I care because I encounter plenty of “experts” in academia who believe that the humanities just aren’t pulling their weight in the market. In fact, there are now universities that are getting rid of their philosophy department, or their classics department, or their German language department, or their French language department; and the experts seem to agree that this is how academia overall is “trending”. What I wanted to understand is why the Deans and Administrators who axe these departments tend to talk about this as a good thing, instead of committing hari kari.
The justification is something like this: cutting out departments with lower enrollment proves that we are “receptive” to the “needs” of our “customers”, and ready to “innovate” with an eye on what those customers are “telling us”. Money is tight and when a limited number of undergraduates receive degrees in philosophy (as far as I can tell the metric is five or less per year) it means that the larger culture is “trending away” from philosophy, so there’s little justification for a university maintaining a philosophy department.
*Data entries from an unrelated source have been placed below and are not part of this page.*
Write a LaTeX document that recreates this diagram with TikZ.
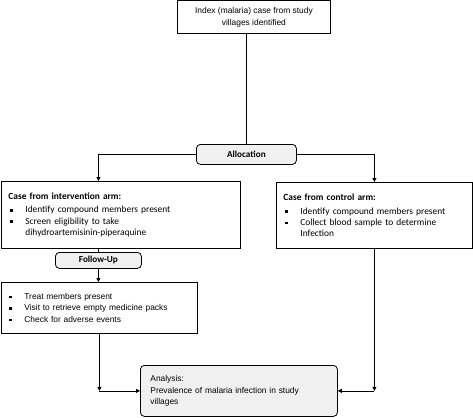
\documentclass[tikz,border=0pt]{standalone}
\usepackage{fontspec}
\setmainfont{Liberation Sans}
\newfontfamily\calib{Carlito}
\usetikzlibrary{arrows.meta}
\newcommand{\sqbul}{\hspace*{2pt}\rule[1.2pt]{2.6pt}{2.6pt}\hspace*{12.4pt}}

\begin{document}
\begin{tikzpicture}[x=1pt,y=-1pt,
		box/.style={draw,line width=0.8pt,anchor=north west,inner sep=0pt},
		greybox/.style={box,rounded corners=4pt,fill=gray!12,
			font=\calib\bfseries\fontsize{9.2}{11}\selectfont},
		arial/.style={font=\normalfont\fontsize{8.4}{11.6}\selectfont},
		calibri/.style={font=\calib\fontsize{9.4}{11.3}\selectfont},
		arr/.style={-{Triangle[length=4pt,width=4pt]},line width=0.8pt},
		lin/.style={line width=0.8pt}]
		\useasboundingbox (0,0) rectangle (473,417);
		
		\node[box,arial,minimum width=153pt,minimum height=33pt,align=center] 
		(idx) at (177,0.5) {Index (malaria) case from study\\villages identified};
		\node[greybox,minimum width=100pt,minimum height=20pt] 
		(alloc) at (196,144) {Allocation};
		
		\node[box,calibri,text width=225pt,inner xsep=7pt,minimum height=67pt,
		align=left] (intv) at (1,181) {\textbf{Case from intervention arm:}\\[2pt]\sqbul Identify compound members present\\\sqbul Screen eligibility to take\\\hspace*{17pt}dihydroartemisinin-piperaquine};
		\node[box,calibri,text width=182pt,inner xsep=7pt,minimum height=66pt,
		align=left] (ctrl) at (276,182) {\textbf{Case from control arm:}\\[2pt]\sqbul Identify compound members present\\\sqbul Collect blood sample to determine\\\hspace*{17pt}Infection};
		
		\node[greybox,minimum width=86pt,minimum height=16pt] 
		(fu) at (55,252) {Follow-Up};
		\node[box,arial,text width=184pt,inner xsep=6pt,minimum height=51pt,
		align=left] (low) at (1,282) {\sqbul Treat members present\\\sqbul Visit to retrieve empty medicine packs\\\sqbul Check for adverse events};
		
		\node[greybox,arial,text width=177pt,inner xsep=10pt,
		minimum height=51pt,align=left] (ana) at (140,365) {Analysis:\\Prevalence of malaria infection in study\\villages};
		
		\draw[lin] (alloc.north |- idx.south) -- (alloc.north);
		\draw[arr] (alloc.west) -| (fu.north |- intv.north);
		\draw[arr] (alloc.east) -| (ctrl.north);
		\draw[lin] (fu.north |- intv.south) -- (fu.north);
		\draw[arr] (fu.south) -- (fu.south |- low.north);
		
		\coordinate (cl) at (low.south |- ana.west);
		\coordinate (cr) at (ctrl.south |- ana.east);
		\draw[arr] (low.south) -- (cl);
		\draw[arr] (cl) -- (ana.west);
		\draw[arr] (ctrl.south) -- (cr);
		\draw[arr] (cr) -- (ana.east);
	\end{tikzpicture}
\end{document}
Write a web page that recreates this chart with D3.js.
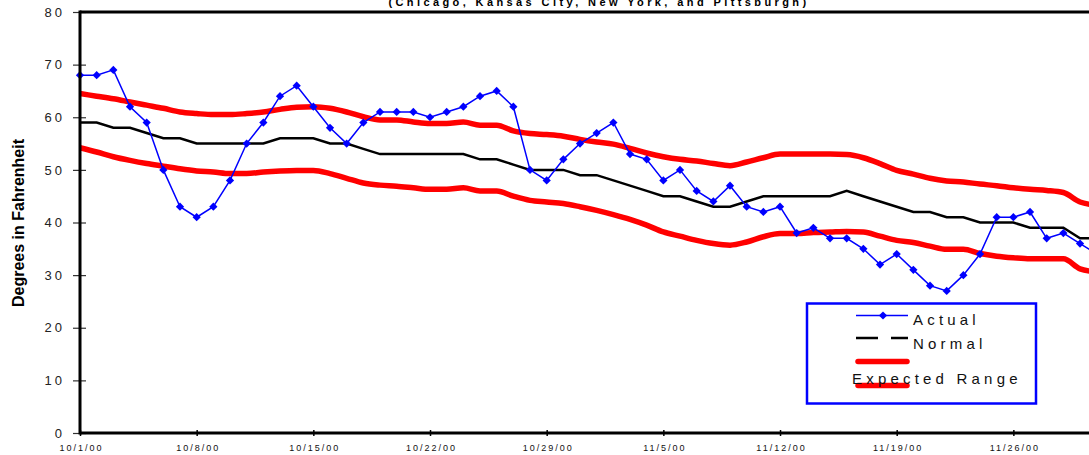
<!DOCTYPE html>
<html>
<head>
<meta charset="utf-8">
<script src="https://cdn.jsdelivr.net/npm/d3@7"></script>
<style>
  body { margin: 0; background: #fff; }
  svg { display: block; font-family: "Liberation Sans", Arial, sans-serif; }
</style>
</head>
<body>
<script>
// Daily temps from 10/1/00, one value per day
var startDate = "10/1/00";
var actual = [68, 68, 69, 62, 59, 50, 43, 41, 43, 48, 55, 59, 64, 66, 62, 58, 55, 59, 61, 61,
              61, 60, 61, 62, 64, 65, 62, 50, 48, 52, 55, 57, 59, 53, 52, 48, 50, 46, 44, 47,
              43, 42, 43, 38, 39, 37, 37, 35, 32, 34, 31, 28, 27, 30, 34, 41, 41, 42, 37, 38,
              36, 34];
var normal = [59, 59, 58, 58, 57, 56, 56, 55, 55, 55, 55, 55, 56, 56, 56, 55, 55, 54, 53, 53,
              53, 53, 53, 53, 52, 52, 51, 50, 50, 50, 49, 49, 48, 47, 46, 45, 45, 44, 43, 43,
              44, 45, 45, 45, 45, 45, 46, 45, 44, 43, 42, 42, 41, 41, 40, 40, 40, 39, 39, 39,
              37, 37];
var rangeHigh = [64.5, 64.0, 63.5, 62.9, 62.3, 61.7, 61.0, 60.7, 60.5, 60.5, 60.7, 61.0, 61.5, 61.9,
                 62.0, 61.7, 61.0, 60.1, 59.5, 59.5, 59.1, 58.8, 58.8, 59.1, 58.5, 58.5, 57.4, 56.9,
                 56.7, 56.4, 55.8, 55.3, 54.9, 54.1, 53.2, 52.5, 52.0, 51.7, 51.2, 50.8, 51.5, 52.3,
                 53.0, 53.0, 53.0, 53.0, 52.9, 52.3, 51.2, 49.9, 49.2, 48.4, 47.9, 47.7, 47.3, 47.0,
                 46.6, 46.3, 46.1, 45.7, 43.9, 43.3];
var rangeLow = [54.2, 53.4, 52.5, 51.8, 51.2, 50.7, 50.2, 49.8, 49.6, 49.3, 49.3, 49.6, 49.8, 49.9,
                49.9, 49.3, 48.4, 47.5, 47.1, 46.9, 46.6, 46.3, 46.3, 46.6, 46.0, 46.0, 45.0, 44.2,
                43.9, 43.6, 43.0, 42.3, 41.5, 40.6, 39.5, 38.2, 37.4, 36.6, 36.0, 35.7, 36.3, 37.3,
                37.9, 37.9, 38.1, 38.2, 38.3, 38.2, 37.4, 36.6, 36.2, 35.5, 34.9, 34.9, 34.1, 33.6,
                33.3, 33.1, 33.1, 33.1, 31.2, 30.6];
var tickLabels = ["10/1/00", "10/8/00", "10/15/00", "10/22/00", "10/29/00",
                  "11/5/00", "11/12/00", "11/19/00", "11/26/00"];
var yTicks = [0, 10, 20, 30, 40, 50, 60, 70, 80];
var legendNames = ["Actual", "Normal", "Expected Range"];
var subtitle = "(Chicago, Kansas City, New York, and Pittsburgh)";
var yTitle = "Degrees in Fahrenheit";

var width = 1089, height = 455;

// the plot runs off the right edge of the window, so the range goes past 1089
var margin = { top: 12, left: 80, bottom: 433 };

var parseDate = d3.timeParse("%-m/%-d/%y");
var start = parseDate(startDate);
var days = actual.map(function(v, i) { return d3.timeDay.offset(start, i); });

var svg = d3.select("body").append("svg")
    .attr("width", width)
    .attr("height", height);

var x = d3.scaleTime()
    .domain([start, d3.timeDay.offset(start, 61)])
    .range([margin.left, 1096.7]);

var y = d3.scaleLinear()
    .domain([0, 80])
    .range([margin.bottom, margin.top]);

// subtitle, mostly cut off at the top
svg.append("text")
    .attr("x", 599)
    .attr("y", 6)
    .attr("text-anchor", "middle")
    .attr("font-size", "11px")
    .attr("font-weight", "bold")
    .attr("letter-spacing", "3.4px")
    .text(subtitle);

// y axis title
svg.append("text")
    .attr("transform", "translate(24,223) rotate(-90)")
    .attr("text-anchor", "middle")
    .attr("font-size", "16px")
    .attr("font-weight", "bold")
    .text(yTitle);

// lines
function lineFor(arr, curve) {
    return d3.line()
        .x(function(d, i) { return x(days[i]); })
        .y(function(d) { return y(d); })
        .curve(curve)(arr);
}

svg.append("path")
    .attr("d", lineFor(rangeHigh, d3.curveMonotoneX))
    .attr("fill", "none").attr("stroke", "#ff0000").attr("stroke-width", 5.5);
svg.append("path")
    .attr("d", lineFor(rangeLow, d3.curveMonotoneX))
    .attr("fill", "none").attr("stroke", "#ff0000").attr("stroke-width", 5.5);
svg.append("path")
    .attr("d", lineFor(normal, d3.curveLinear))
    .attr("fill", "none").attr("stroke", "#000").attr("stroke-width", 2.5);
svg.append("path")
    .attr("d", lineFor(actual, d3.curveLinear))
    .attr("fill", "none").attr("stroke", "#0000ff").attr("stroke-width", 1.5);

var diamond = d3.symbol().type(d3.symbolSquare).size(34);
svg.append("g")
    .selectAll("path")
    .data(actual)
    .enter()
    .append("path")
    .attr("d", diamond)
    .attr("transform", function(d, i) {
        return "translate(" + x(days[i]) + "," + y(d) + ") rotate(45)";
    })
    .attr("fill", "#0000ff");

// y axis
var yAxis = svg.append("g")
    .attr("transform", "translate(" + margin.left + ",0)")
    .call(d3.axisLeft(y).tickValues(yTicks).tickSize(7).tickFormat(d3.format("d")));
yAxis.select(".domain").remove();
yAxis.selectAll(".tick line").attr("x2", -7).attr("x1", 6).attr("stroke", "#333").attr("stroke-width", 1.2);
yAxis.selectAll(".tick text")
    .attr("x", -15)
    .attr("font-size", "13px")
    .attr("font-family", "Liberation Sans, Arial, sans-serif")
    .attr("letter-spacing", "3px")
    .attr("fill", "#222");

// x axis
var xAxis = svg.append("g")
    .attr("transform", "translate(0," + margin.bottom + ")")
    .call(d3.axisBottom(x)
        .tickValues(tickLabels.map(parseDate))
        .tickSize(3)
        .tickFormat(function(d) { return tickLabels[d3.timeDay.count(start, d) / 7]; }));
xAxis.select(".domain").remove();
xAxis.selectAll(".tick line").attr("y1", -3).attr("y2", 3).attr("stroke", "#000").attr("stroke-width", 1.5);
xAxis.selectAll(".tick text")
    .attr("y", 18)
    .attr("dy", 0)
    .attr("dx", "1px")
    .attr("font-size", "9px")
    .attr("font-family", "Liberation Sans, Arial, sans-serif")
    .attr("letter-spacing", "2px")
    .attr("fill", "#111");

// frame: left axis, bottom axis and top border
svg.append("line")
    .attr("x1", margin.left).attr("x2", margin.left)
    .attr("y1", margin.top - 1.5).attr("y2", margin.bottom + 1.5)
    .attr("stroke", "#000").attr("stroke-width", 3);
svg.append("line")
    .attr("x1", margin.left).attr("x2", width)
    .attr("y1", margin.bottom).attr("y2", margin.bottom)
    .attr("stroke", "#000").attr("stroke-width", 3);
svg.append("line")
    .attr("x1", margin.left).attr("x2", width)
    .attr("y1", margin.top).attr("y2", margin.top)
    .attr("stroke", "#000").attr("stroke-width", 3);

// legend
var legend = svg.append("g");
legend.append("rect")
    .attr("x", 807).attr("y", 303.5)
    .attr("width", 229).attr("height", 100)
    .attr("fill", "#fff").attr("stroke", "#0000ff").attr("stroke-width", 2.5);

legend.append("line")
    .attr("x1", 856).attr("x2", 908).attr("y1", 315.5).attr("y2", 315.5)
    .attr("stroke", "#0000ff").attr("stroke-width", 1.5);
legend.append("path")
    .attr("d", diamond)
    .attr("transform", "translate(883,315.5) rotate(45)")
    .attr("fill", "#0000ff");
legend.append("line")
    .attr("x1", 856).attr("x2", 908).attr("y1", 338).attr("y2", 338)
    .attr("stroke", "#000").attr("stroke-width", 2.5)
    .attr("stroke-dasharray", "22,13");
legend.append("line")
    .attr("x1", 858).attr("x2", 907).attr("y1", 361.5).attr("y2", 361.5)
    .attr("stroke", "#ff0000").attr("stroke-width", 5.5).attr("stroke-linecap", "round");
legend.append("line")
    .attr("x1", 858).attr("x2", 907).attr("y1", 385.5).attr("y2", 385.5)
    .attr("stroke", "#ff0000").attr("stroke-width", 5.5).attr("stroke-linecap", "round");

var legendPos = [[913, 325], [913, 349], [852, 384]];
legend.selectAll("text.lg")
    .data(legendNames)
    .enter()
    .append("text")
    .attr("class", "lg")
    .attr("x", function(d, i) { return legendPos[i][0]; })
    .attr("y", function(d, i) { return legendPos[i][1]; })
    .attr("font-size", "15px")
    .attr("letter-spacing", "4.2px")
    .attr("fill", "#111")
    .text(function(d) { return d; });
</script>
</body>
</html>
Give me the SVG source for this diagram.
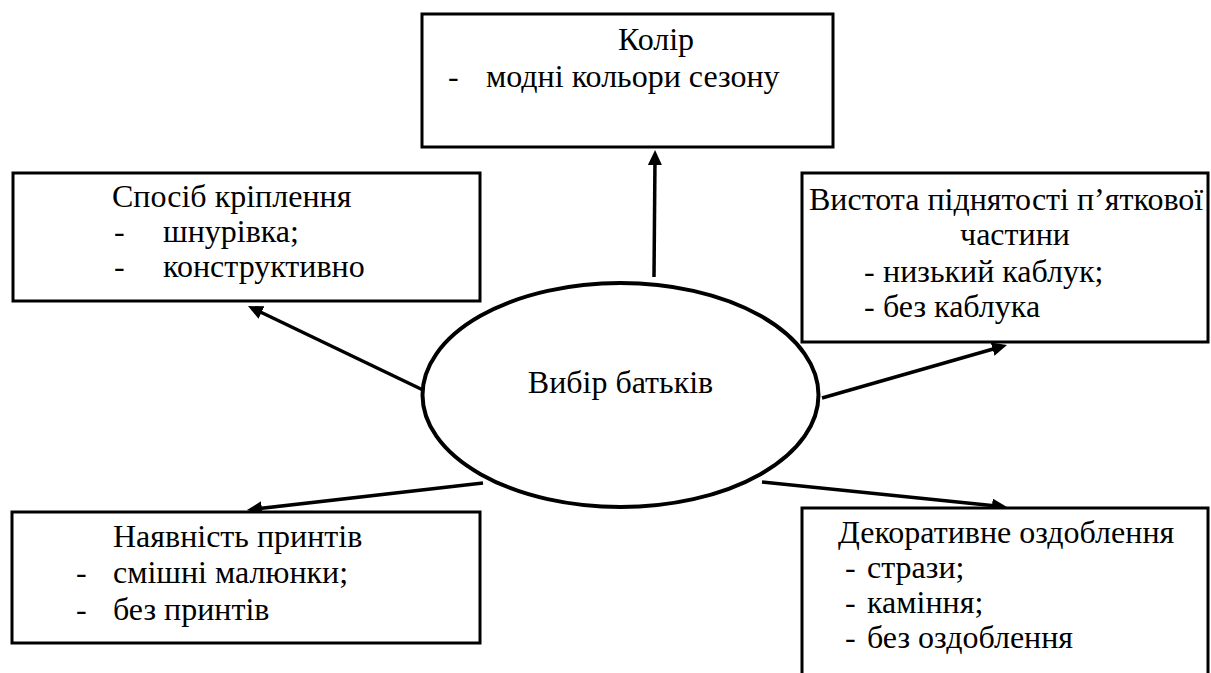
<svg xmlns="http://www.w3.org/2000/svg" width="1211" height="673" viewBox="0 0 1211 673">
<defs>
<style>
.box{fill:#fff;stroke:#000;stroke-width:3}
.t{font-family:"Liberation Serif","Times New Roman",serif;font-size:32px;fill:#000}
.c{text-anchor:middle}
.con{stroke:#000;stroke-width:3.5;fill:none;marker-end:url(#ah)}
</style>
<marker id="ah" markerUnits="userSpaceOnUse" markerWidth="16" markerHeight="16" refX="7" refY="7" orient="auto" viewBox="0 0 16 16">
<path d="M0,0 L15,7 L0,14 z" fill="#000"/>
</marker>
</defs>
<rect width="1211" height="673" fill="#fff"/>
<g id="connectors">
<line class="con" x1="654" y1="277" x2="655" y2="158"/>
<line class="con" x1="423" y1="390" x2="255.2" y2="309.5"/>
<line class="con" x1="822" y1="398" x2="999.3" y2="347.2"/>
<line class="con" x1="483" y1="483" x2="254.9" y2="509.1"/>
<line class="con" x1="762" y1="482" x2="999" y2="506.2"/>
</g>
<g id="center">
<ellipse cx="620.5" cy="395" rx="198" ry="112" fill="#fff" stroke="#000" stroke-width="4"/>
<text class="t c" x="620.5" y="393">Вибір батьків</text>
</g>
<g id="kolir">
<rect class="box" x="422" y="14" width="411" height="133"/>
<text class="t c" x="656" y="50">Колір</text>
<text class="t" x="448" y="87">-</text>
<text class="t" x="486" y="87">модні кольори сезону</text>
</g>
<g id="kriplennia">
<rect class="box" x="13" y="173" width="467" height="128"/>
<text class="t" x="112" y="207">Спосіб кріплення</text>
<text class="t" x="114" y="242">-</text>
<text class="t" x="163" y="242">шнурівка;</text>
<text class="t" x="114" y="277">-</text>
<text class="t" x="163" y="277">конструктивно</text>
</g>
<g id="vystota">
<rect class="box" x="802" y="173" width="406" height="169"/>
<text class="t" x="809" y="210">Вистота піднятості п’яткової</text>
<text class="t c" x="1015" y="245">частини</text>
<text class="t" x="864" y="282">-</text>
<text class="t" x="883" y="282">низький каблук;</text>
<text class="t" x="864" y="317">-</text>
<text class="t" x="883" y="317">без каблука</text>
</g>
<g id="prynty">
<rect class="box" x="12" y="512" width="468" height="131"/>
<text class="t" x="113" y="547">Наявність принтів</text>
<text class="t" x="76" y="583">-</text>
<text class="t" x="113" y="583">смішні малюнки;</text>
<text class="t" x="76" y="620">-</text>
<text class="t" x="113" y="620">без принтів</text>
</g>
<g id="ozdoblennia">
<rect class="box" x="802" y="508" width="406" height="190"/>
<text class="t" x="838" y="543">Декоративне оздоблення</text>
<text class="t" x="845" y="578">-</text>
<text class="t" x="867" y="578">стрази;</text>
<text class="t" x="845" y="613">-</text>
<text class="t" x="867" y="613">каміння;</text>
<text class="t" x="845" y="648">-</text>
<text class="t" x="867" y="648">без оздоблення</text>
</g>
</svg>
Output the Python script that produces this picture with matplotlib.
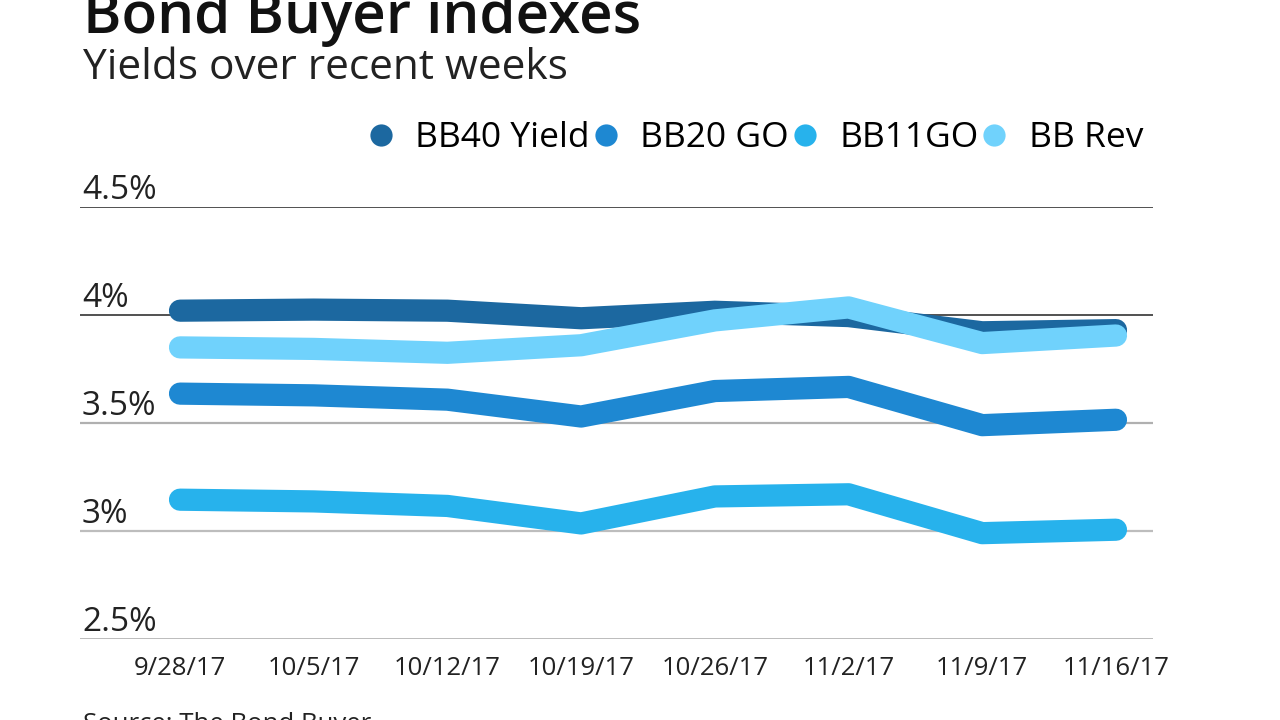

Moreover, if there were 20 degrees in 1990 and 5 this year, it stands to reason that there will be zero within five years. So, it’s only “realistic” to get rid of the department.
These are the sorts of arguments the experts make. I’d like to link to an argument that “in less than 20 years most libraries will no longer have traditional books in them”. The writer is a “futurist” who serves as a consultant to libraries and universities, telling them the trends that they should have in mind as they restructure their institutions.
I’m not going to criticize the man’s argument. I’m just going to summarize it: sales of digital readers are increasing, while sales of books are declining. Thus, it stands to reason that, within the next five years, books will no longer be published as physical items and publishers who offer physical books will go out of business. So, libraries will no longer archive physical books because their patrons won’t be looking for them. As for those of us who will come looking? Our opinions are invalid. “Despite the objections of book lovers, the days of wandering through the stacks are coming to an end.”
See, what the “futurist” is doing is reading current market trends and projecting them into the future over the entire culture. And maybe his predictions are right. But, a library that listens to this argument, and furthermore ignores all of the other heuristics for measuring the “success” or “failure” of their institution, would therefore think it was “keeping ahead of the curve” to get rid of their books and replace them with flat screen televisions or cappuccino bars. It’s the result of taking one heuristic as the full measure of cultural reality, and in some sense as the full measure of man.
For someone like me, there’s no argument I can make against this that doesn’t take into account other scales of value. And the response is generally that the criticisms I would make of a bookless library or a university where it’s not possible to study the classics are either “unrealistic” or “elitist”. For whatever reason, calls to bring other scales of value to bear in our decisions in addition to market economics often strike people as attacks on the decisions made by consumers, or on the market itself.
They aren’t: all I’m saying is that, because economics is a necessarily-limited heuristic, it has to be supplemented by other standards of value- and moreover by other visions of a good life, a healthy culture, and the role of the institution in the life of the individual and within the society as a whole. Or you end up with universities that see education as little more than a market-driven consumer item and act accordingly.
When I listen to these experts who say that, well, in 20 years, American libraries won’t have books, and it will no longer be legitimate in academia to study history, or foreign languages, or the classics, or to do philosophy; I do understand that they’re not describing an ‘ought’ or waging an attack- they’re just predicting. And, of course, their predictions are most likely dead wrong. And, yes, I know that these things still cost money, which I am told does not grow on trees.
Nevertheless, I have another scale of value that I must articulate, even if it is “arrogant” or “elitist” or “unrealistic”. Because written on my heart is the knowledge that what they’re describing there is a society committing a sort of suicide, and I won’t take that as inevitable.